The Delusion of Separation

“A human being is a part of the whole, called by us…Universe. He experiences himself, his thoughts and feelings as something separated from the rest — a kind of optical delusion of his consciousness. This delusion is a kind of prison… Our task must be to free ourselves from this prison by widening our … compassion to embrace all living creatures and the whole of nature in its beauty.”

Albert Einstein saw individualism and separation as a trap, the opposite of freedom. So did Alan Watts, John Muir, Goethe and Tenzin Gyatso, the 14th Dalai Lama. I am beginning to suspect that they are on to something.

The wolf carries their message. A couple of weeks ago, a guest who had stayed in one of our cabins sent me a video from her phone. You don’t see the visitor at first. She is sitting in a shadow, watching intently. Then she stands up and sashays into the forest, passing through patches of sunlight.

We know something about this wolf. She is part of a Canis lupus gene pool that was reintroduced to Yellowstone in 1995. Now we have learned that the reappearance of a top predator in that region changed the game, not just for prey animals like deer and elk but also for vegetation, birds, beavers, and countless other species. Even the rivers changed course as riparian woodlands stabilized their banks. (For a scientific take on this process, Google “William Ripple Yellowstone wolves. For a lyrical Ted Talk, try “Monbiot Yellowstone wolves.)

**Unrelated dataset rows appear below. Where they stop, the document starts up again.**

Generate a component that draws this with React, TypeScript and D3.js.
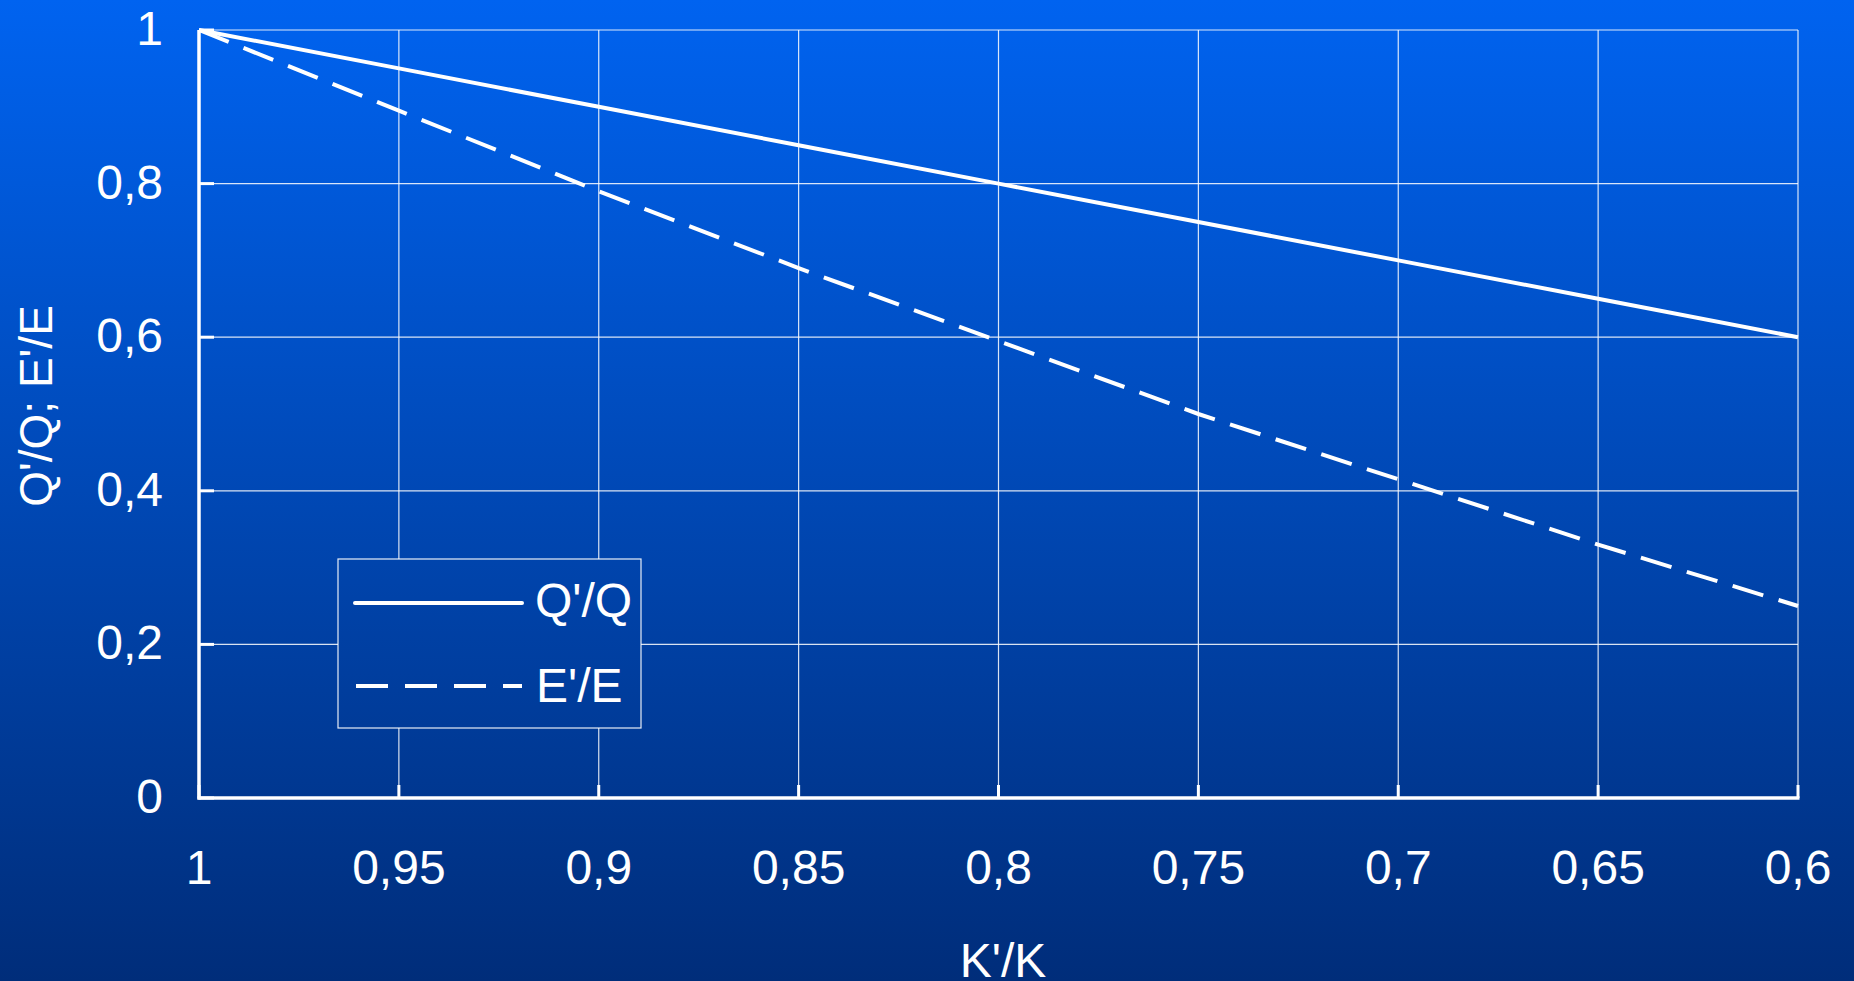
import React from "react";
import * as d3 from "d3";

const kValues = [1, 0.95, 0.9, 0.85, 0.8, 0.75, 0.7, 0.65, 0.6];
const qValues = [1, 0.95, 0.9, 0.85, 0.8, 0.75, 0.7, 0.65, 0.6];
const eValues = [1, 0.895, 0.79, 0.69, 0.595, 0.5, 0.415, 0.33, 0.25];
const xTicks = [1, 0.95, 0.9, 0.85, 0.8, 0.75, 0.7, 0.65, 0.6];
const yTicks = [0, 0.2, 0.4, 0.6, 0.8, 1];
const seriesNames = ["Q'/Q", "E'/E"];
const xTitle = "K'/K";
const yTitle = "Q'/Q; E'/E";

const W = 1854;
const H = 981;
const FONT = "'Liberation Sans', Arial, sans-serif";

export default function App() {
  const x = d3.scaleLinear().domain([1, 0.6]).range([199, 1798]);
  const y = d3.scaleLinear().domain([0, 1]).range([798, 30]);
  const fmt = (v: number) => d3.format("~g")(v).replace(".", ",");
  const line = d3
    .line<number>()
    .x((_, i) => x(kValues[i]))
    .y((d) => y(d));

  const grid = "rgba(255,255,255,0.85)";

  return (
    <svg
      width={W}
      height={H}
      style={{ position: "fixed", left: 0, top: 0, display: "block" }}
      fontFamily={FONT}
    >
      <defs>
        <linearGradient id="bg" gradientUnits="userSpaceOnUse" x1="0" y1="0" x2="0" y2={H}>
          <stop offset="0" stopColor="#0063F0" />
          <stop offset="1" stopColor="#002D7A" />
        </linearGradient>
      </defs>
      <rect x={0} y={0} width={W} height={H} fill="url(#bg)" />

      {/* grid */}
      {xTicks
        .filter((t) => t !== 1)
        .map((t) => (
          <line key={"gx" + t} x1={x(t)} x2={x(t)} y1={y(0)} y2={y(1)} stroke={grid} strokeWidth={1.2} />
        ))}
      {yTicks
        .filter((t) => t !== 0)
        .map((t) => (
          <line key={"gy" + t} x1={x(1)} x2={x(0.6)} y1={y(t)} y2={y(t)} stroke={grid} strokeWidth={1.2} />
        ))}

      {/* data */}
      <path d={line(qValues) || ""} fill="none" stroke="#fff" strokeWidth={4} />
      <path d={line(eValues) || ""} fill="none" stroke="#fff" strokeWidth={4} strokeDasharray="32,16" />

      {/* axes */}
      <line x1={x(1)} x2={x(1)} y1={y(1)} y2={y(0) + 1.5} stroke="#fff" strokeWidth={3.5} />
      <line x1={x(1) - 1.5} x2={x(0.6) + 1.5} y1={y(0)} y2={y(0)} stroke="#fff" strokeWidth={3.5} />
      {yTicks.map((t) => (
        <line key={"ty" + t} x1={x(1)} x2={x(1) + 15} y1={y(t)} y2={y(t)} stroke="#fff" strokeWidth={3} />
      ))}
      {xTicks.map((t) => (
        <line key={"tx" + t} x1={x(t)} x2={x(t)} y1={y(0)} y2={y(0) - 13} stroke="#fff" strokeWidth={3} />
      ))}

      {/* tick labels */}
      {yTicks.map((t) => (
        <text key={"ly" + t} x={163} y={y(t) + 15} fill="#fff" fontSize={48} textAnchor="end">
          {fmt(t)}
        </text>
      ))}
      {xTicks.map((t) => (
        <text key={"lx" + t} x={x(t)} y={884} fill="#fff" fontSize={48} textAnchor="middle">
          {fmt(t)}
        </text>
      ))}

      {/* titles */}
      <text x={1003} y={977} fill="#fff" fontSize={48} textAnchor="middle">
        {xTitle}
      </text>
      <text
        transform="translate(52,406) rotate(-90)"
        fill="#fff"
        fontSize={46}
        textAnchor="middle"
      >
        {yTitle}
      </text>

      {/* legend */}
      <rect x={338} y={559} width={303} height={169} fill="url(#bg)" stroke="rgba(255,255,255,0.9)" strokeWidth={1.2} />
      <line x1={355} x2={522} y1={603} y2={603} stroke="#fff" strokeWidth={4} strokeLinecap="round" />
      <line x1={356} x2={522} y1={686} y2={686} stroke="#fff" strokeWidth={4} strokeDasharray="32,17" />
      <text x={535} y={617} fill="#fff" fontSize={48}>
        {seriesNames[0]}
      </text>
      <text x={536} y={702} fill="#fff" fontSize={48}>
        {seriesNames[1]}
      </text>
    </svg>
  );
}
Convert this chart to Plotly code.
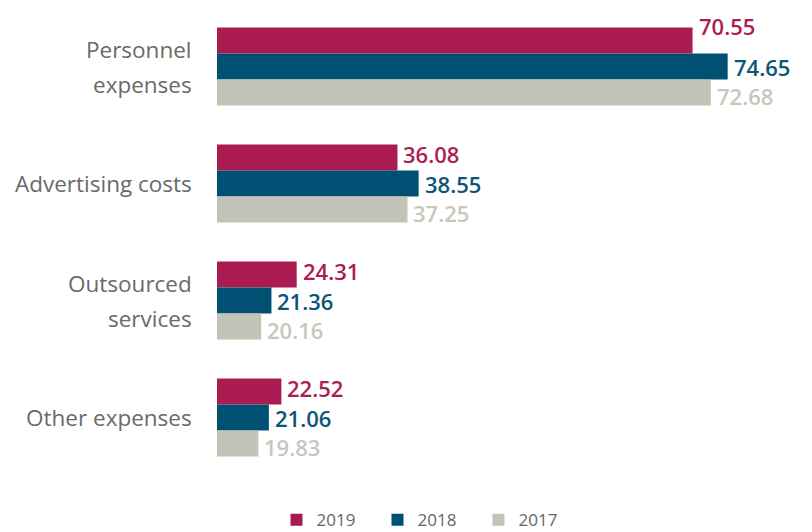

The Yellowstone wolves thrived and dispersed. A young male (known by the un-poetic handle OR-7) arrived locally around 2011, found a mate and set up housekeeping in our neighborhood. Now one of his kin is checking us out.

Our new wolf neighbor (lets call her GS-1) has joined us just in time. We are beginning to understand how connected we are to the forests and ecosystems that surround us. Just as the presence of predators changes the course of waterways, the presence the energetic, omnivorous species Homo sapiens has changed the temperature of our planet, the chemistry of the oceans and the atmospheric dynamics that we call weather. We have damaged the ecosphere and the web of relationships that sustains us is getting frayed.

Here in Oregon we find ourselves battling to protect our Cascade-Siskiyou National Monument, a Noah’s Ark of biodiversity and eco-knowledge — keys to our survival. We must save these treasures from a profoundly fearful, un-woke element of our own culture. We have met the enemy and they are we.

What does it take to win such a fight? The missile is communication and the payload is enlightenment. Can we penetrate defenses of anger and willful ignorance fast enough to organize ourselves and face up to catastrophe? I don’t know. But like John Lennon, I have hope:

“You may say I’m a dreamer, but I’m not the only one. I hope someday you’ll join us. And the world will live as one.”